TASK GOAL: Skipping all pictures, set down the lines of the listing from the first through the one with "from matplotlib.patches import Rectangle".
---------- DATASET CONTENT
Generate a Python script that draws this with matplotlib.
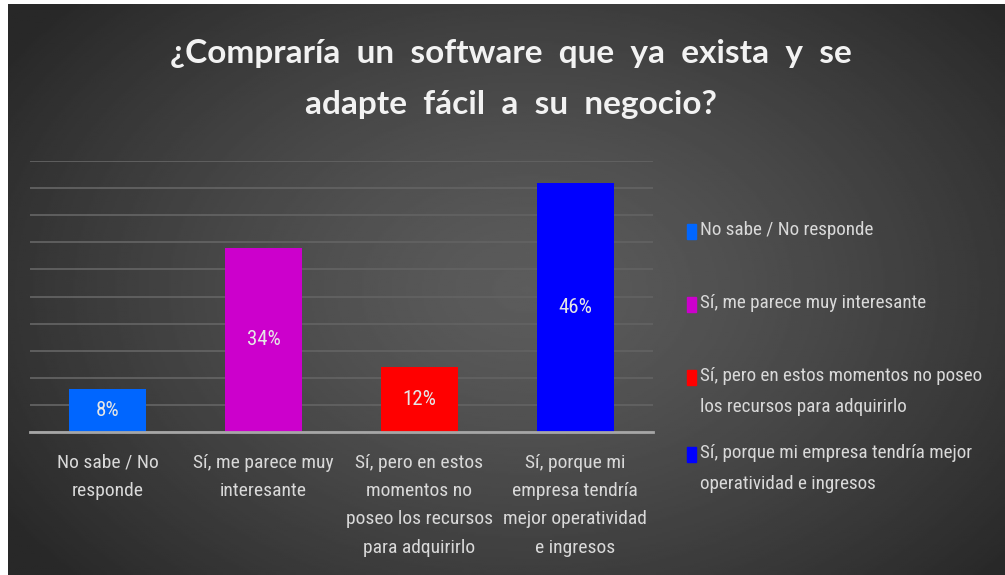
import numpy as np
import matplotlib
matplotlib.use("Agg")
import matplotlib.pyplot as plt
from matplotlib import font_manager
from matplotlib.patches import Rectangle

# data
categorias = ["No sabe / No\nresponde",
              "Sí, me parece muy\ninteresante",
              "Sí, pero en estos\nmomentos no\nposeo los recursos\npara adquirirlo",
              "Sí, porque mi\nempresa tendría\nmejor operatividad\ne ingresos"]
leyenda = ["No sabe / No responde",
           "Sí, me parece muy interesante",
           "Sí, pero en estos momentos no poseo\nlos recursos para adquirirlo",
           "Sí, porque mi empresa tendría mejor\noperatividad e ingresos"]
valores = [0.08, 0.34, 0.12, 0.46]
etiquetas = ["8%", "34%", "12%", "46%"]
colores = ["#0066FF", "#CC00CC", "#FF0000", "#0000FF"]
titulo = "¿Compraría  un  software  que  ya  exista  y  se\nadapte  fácil  a  su  negocio?"

# pick a narrow-ish font if there is one
disponibles = {f.name for f in font_manager.fontManager.ttflist}
fuente = "DejaVu Sans"
for nombre in ["Liberation Sans Narrow", "Roboto Condensed", "Open Sans Condensed", "Lato", "Open Sans"]:
    if nombre in disponibles:
        fuente = nombre
        break
fuente_titulo = "Lato" if "Lato" in disponibles else "DejaVu Sans"

fig = plt.figure(figsize=(10.05, 5.75), dpi=100)
fig.patch.set_facecolor("white")

# radial gradient background
bg = fig.add_axes([8 / 1005, 0, 1 - 8 / 1005, 1 - 4 / 575])
yy, xx = np.mgrid[0:1:300j, 0:1:500j]
r = np.sqrt(((xx - 0.52) / 0.62) ** 2 + ((yy - 0.5) / 0.75) ** 2)
r = np.clip(r, 0, 1)
gris = 0.36 - (0.36 - 0.16) * r ** 1.3
bg.imshow(gris, cmap="gray", vmin=0, vmax=1, aspect="auto", extent=[0, 1, 0, 1])
bg.axis("off")

ax = fig.add_axes([30 / 1005, 1 - 432 / 575, 623 / 1005, 271 / 575])
ax.patch.set_alpha(0)
x = np.arange(len(valores))
barras = ax.bar(x, valores, width=0.495, color=colores, zorder=3)
ax.set_xlim(-0.5, 3.5)
ax.set_ylim(0, 0.5)
ax.set_yticks(np.arange(0, 0.51, 0.05))
ax.yaxis.grid(True, color="#626262", linewidth=1.3, zorder=0)
ax.tick_params(axis="y", left=False, labelleft=False)
for s in ["top", "right", "left"]:
    ax.spines[s].set_visible(False)
ax.spines["bottom"].set_color("#a6a6a6")
ax.spines["bottom"].set_linewidth(2)
ax.spines["bottom"].set_zorder(4)
ax.set_xticks(x)
ax.set_xticklabels(categorias, color="#d9d9d9", fontsize=14, family=fuente, linespacing=1.74, va="top")
ax.tick_params(axis="x", bottom=False, pad=12)

for b, t in zip(barras, etiquetas):
    ax.text(b.get_x() + b.get_width() / 2, b.get_height() / 2, t, ha="center", va="center",
            color="#e6e6e6", fontsize=15, family=fuente, zorder=5)

fig.text(0.508, 1 - 79 / 575, titulo, ha="center", va="center", color="#f2f2f2",
         fontsize=24, fontweight="bold", family=fuente_titulo, linespacing=1.88)

# legend
filas = [229, 302, 375, 452]
for etiqueta, color, yp in zip(leyenda, colores, filas):
    fig.patches.append(Rectangle((687 / 1005, 1 - (yp + 10) / 575), 9 / 1005, 15 / 575,
                                 transform=fig.transFigure, color=color, figure=fig))
    fig.text(700 / 1005, 1 - (yp - 8) / 575, etiqueta, ha="left", va="top", color="#d9d9d9",
             fontsize=13.8, family=fuente, linespacing=1.9)

fig.savefig("out.png", dpi=100)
--------------------
REPLY TO THE TASK:
Generate a Python script that draws this with matplotlib.
import numpy as np
import matplotlib
matplotlib.use("Agg")
import matplotlib.pyplot as plt
from matplotlib import font_manager
from matplotlib.patches import Rectangle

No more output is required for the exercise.